## [WHAT YOU SHOULD DO]
Without the pictures, print the lines running from the beginning of the material to the line containing "from matplotlib.lines import Line2D", both ends included.

--- begin ---

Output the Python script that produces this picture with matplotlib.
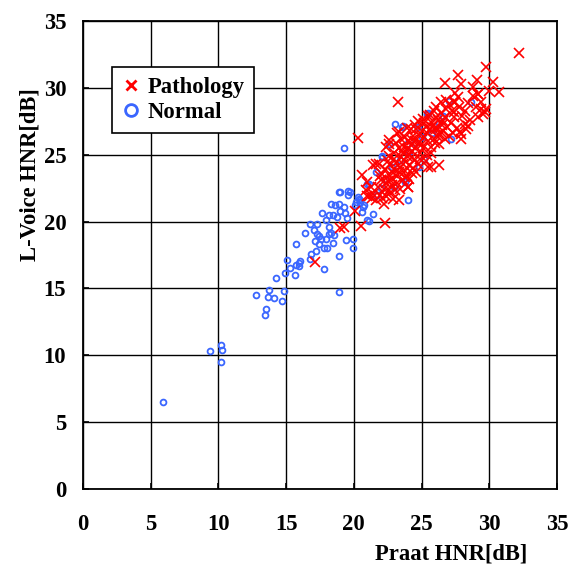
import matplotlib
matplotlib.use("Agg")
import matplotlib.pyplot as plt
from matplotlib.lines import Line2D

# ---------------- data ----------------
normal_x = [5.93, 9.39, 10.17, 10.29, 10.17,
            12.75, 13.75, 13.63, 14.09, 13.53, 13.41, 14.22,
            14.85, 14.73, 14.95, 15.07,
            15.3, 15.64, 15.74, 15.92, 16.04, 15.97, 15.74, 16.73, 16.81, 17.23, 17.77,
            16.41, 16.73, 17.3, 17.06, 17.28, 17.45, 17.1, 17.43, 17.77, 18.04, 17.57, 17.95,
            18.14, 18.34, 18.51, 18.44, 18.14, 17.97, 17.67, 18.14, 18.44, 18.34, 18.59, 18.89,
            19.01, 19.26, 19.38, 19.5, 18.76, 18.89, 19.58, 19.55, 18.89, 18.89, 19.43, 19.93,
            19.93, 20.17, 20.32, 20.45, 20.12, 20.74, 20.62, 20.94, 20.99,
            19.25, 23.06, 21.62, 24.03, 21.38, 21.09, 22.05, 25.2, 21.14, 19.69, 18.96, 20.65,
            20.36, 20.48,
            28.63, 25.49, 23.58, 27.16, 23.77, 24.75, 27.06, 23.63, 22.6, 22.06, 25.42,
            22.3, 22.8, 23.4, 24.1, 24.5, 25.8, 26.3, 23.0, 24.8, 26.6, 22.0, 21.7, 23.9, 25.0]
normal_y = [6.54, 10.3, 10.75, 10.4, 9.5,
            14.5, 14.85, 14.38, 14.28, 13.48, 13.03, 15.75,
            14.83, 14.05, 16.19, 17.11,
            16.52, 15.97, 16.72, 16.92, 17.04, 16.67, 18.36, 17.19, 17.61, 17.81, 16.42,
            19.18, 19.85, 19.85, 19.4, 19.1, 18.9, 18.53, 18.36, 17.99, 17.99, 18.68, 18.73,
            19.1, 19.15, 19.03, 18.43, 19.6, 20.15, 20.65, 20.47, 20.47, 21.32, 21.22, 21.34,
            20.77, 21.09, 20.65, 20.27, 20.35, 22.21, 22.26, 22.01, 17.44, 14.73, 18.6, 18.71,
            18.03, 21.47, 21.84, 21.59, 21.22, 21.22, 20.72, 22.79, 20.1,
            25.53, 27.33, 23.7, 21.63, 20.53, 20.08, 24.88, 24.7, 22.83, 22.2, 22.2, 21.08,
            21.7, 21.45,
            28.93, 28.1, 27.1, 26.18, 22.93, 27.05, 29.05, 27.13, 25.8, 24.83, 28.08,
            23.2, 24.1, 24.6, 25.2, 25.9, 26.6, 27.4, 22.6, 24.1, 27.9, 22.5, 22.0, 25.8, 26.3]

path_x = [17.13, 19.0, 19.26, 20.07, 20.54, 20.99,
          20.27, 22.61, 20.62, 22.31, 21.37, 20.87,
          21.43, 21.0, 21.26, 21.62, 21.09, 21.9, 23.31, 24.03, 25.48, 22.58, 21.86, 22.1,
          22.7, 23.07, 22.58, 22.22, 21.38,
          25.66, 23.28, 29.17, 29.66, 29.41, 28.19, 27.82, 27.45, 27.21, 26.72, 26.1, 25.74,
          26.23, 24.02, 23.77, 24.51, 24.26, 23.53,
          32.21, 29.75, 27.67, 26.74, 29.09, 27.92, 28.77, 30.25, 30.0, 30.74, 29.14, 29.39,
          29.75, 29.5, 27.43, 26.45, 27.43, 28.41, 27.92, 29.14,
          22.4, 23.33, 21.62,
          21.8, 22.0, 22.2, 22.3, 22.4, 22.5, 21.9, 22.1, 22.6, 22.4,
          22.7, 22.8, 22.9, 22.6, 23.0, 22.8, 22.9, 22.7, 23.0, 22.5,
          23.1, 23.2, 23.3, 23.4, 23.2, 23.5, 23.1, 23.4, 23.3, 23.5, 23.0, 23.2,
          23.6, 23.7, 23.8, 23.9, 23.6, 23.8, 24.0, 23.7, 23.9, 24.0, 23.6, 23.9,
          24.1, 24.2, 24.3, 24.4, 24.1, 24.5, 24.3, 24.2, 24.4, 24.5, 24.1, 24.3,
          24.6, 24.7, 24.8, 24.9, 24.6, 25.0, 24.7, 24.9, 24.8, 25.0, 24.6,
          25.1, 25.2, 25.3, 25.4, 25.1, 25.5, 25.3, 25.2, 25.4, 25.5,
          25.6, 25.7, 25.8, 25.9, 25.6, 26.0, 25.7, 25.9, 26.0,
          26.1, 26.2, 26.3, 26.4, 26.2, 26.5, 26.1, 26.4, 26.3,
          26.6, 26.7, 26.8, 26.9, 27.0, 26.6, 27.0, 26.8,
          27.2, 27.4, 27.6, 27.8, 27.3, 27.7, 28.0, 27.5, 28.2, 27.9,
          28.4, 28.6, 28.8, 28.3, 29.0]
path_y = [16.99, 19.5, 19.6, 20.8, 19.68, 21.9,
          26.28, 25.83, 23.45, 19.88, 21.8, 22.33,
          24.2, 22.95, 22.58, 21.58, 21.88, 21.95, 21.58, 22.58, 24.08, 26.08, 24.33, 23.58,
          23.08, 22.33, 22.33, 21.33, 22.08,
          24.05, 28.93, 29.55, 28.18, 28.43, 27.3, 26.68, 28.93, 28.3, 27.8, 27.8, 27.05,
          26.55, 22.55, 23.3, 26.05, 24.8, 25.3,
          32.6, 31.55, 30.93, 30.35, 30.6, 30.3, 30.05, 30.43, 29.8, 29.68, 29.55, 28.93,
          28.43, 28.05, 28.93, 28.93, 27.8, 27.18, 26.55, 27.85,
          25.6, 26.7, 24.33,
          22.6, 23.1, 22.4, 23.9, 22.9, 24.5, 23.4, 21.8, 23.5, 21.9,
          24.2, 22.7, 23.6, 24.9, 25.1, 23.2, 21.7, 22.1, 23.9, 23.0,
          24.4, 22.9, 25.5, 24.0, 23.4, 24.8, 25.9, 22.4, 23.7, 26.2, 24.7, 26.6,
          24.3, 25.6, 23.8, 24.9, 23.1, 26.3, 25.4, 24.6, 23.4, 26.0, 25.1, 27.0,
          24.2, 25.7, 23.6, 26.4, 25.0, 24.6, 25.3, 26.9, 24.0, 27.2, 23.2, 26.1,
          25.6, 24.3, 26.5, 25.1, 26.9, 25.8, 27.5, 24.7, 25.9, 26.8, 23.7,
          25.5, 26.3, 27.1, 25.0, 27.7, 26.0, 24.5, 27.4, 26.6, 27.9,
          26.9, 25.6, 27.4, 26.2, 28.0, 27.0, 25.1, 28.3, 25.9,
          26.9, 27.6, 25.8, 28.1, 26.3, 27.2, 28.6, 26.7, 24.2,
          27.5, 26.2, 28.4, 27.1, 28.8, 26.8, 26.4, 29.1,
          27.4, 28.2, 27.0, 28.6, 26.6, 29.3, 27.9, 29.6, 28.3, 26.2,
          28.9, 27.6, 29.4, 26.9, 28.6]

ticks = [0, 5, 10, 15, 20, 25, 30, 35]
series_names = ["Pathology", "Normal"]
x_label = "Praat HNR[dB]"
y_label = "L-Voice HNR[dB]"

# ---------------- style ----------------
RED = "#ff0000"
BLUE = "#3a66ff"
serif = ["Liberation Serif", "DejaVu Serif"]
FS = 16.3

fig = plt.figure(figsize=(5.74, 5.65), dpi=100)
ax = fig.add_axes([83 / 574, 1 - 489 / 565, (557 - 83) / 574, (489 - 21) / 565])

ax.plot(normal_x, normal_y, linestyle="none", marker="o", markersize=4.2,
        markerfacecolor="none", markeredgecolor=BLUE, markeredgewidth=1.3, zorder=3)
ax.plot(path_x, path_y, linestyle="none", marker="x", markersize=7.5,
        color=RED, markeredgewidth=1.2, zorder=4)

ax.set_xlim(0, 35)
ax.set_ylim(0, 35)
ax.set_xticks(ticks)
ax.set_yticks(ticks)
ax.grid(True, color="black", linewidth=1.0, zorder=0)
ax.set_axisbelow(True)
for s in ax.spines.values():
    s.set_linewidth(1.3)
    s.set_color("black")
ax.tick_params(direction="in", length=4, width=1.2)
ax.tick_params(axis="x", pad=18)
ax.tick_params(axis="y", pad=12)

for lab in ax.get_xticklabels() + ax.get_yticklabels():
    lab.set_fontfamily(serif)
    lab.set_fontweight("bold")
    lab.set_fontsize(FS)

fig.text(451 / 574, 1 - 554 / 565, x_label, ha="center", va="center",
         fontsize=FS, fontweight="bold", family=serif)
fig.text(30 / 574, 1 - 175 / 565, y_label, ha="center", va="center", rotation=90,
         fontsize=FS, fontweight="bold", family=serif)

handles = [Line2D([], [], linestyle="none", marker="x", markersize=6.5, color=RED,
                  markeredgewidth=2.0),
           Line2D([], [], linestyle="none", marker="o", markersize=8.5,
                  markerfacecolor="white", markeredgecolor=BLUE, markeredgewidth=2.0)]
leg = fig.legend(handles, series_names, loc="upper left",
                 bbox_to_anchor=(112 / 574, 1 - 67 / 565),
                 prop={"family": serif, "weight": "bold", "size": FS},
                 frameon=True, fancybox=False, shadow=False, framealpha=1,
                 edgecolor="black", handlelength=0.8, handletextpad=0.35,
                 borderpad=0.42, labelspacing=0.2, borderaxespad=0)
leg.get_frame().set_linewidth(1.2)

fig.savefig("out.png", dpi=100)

--- end ---

## [TASK RESPONSE]
Output the Python script that produces this picture with matplotlib.
import matplotlib
matplotlib.use("Agg")
import matplotlib.pyplot as plt
from matplotlib.lines import Line2D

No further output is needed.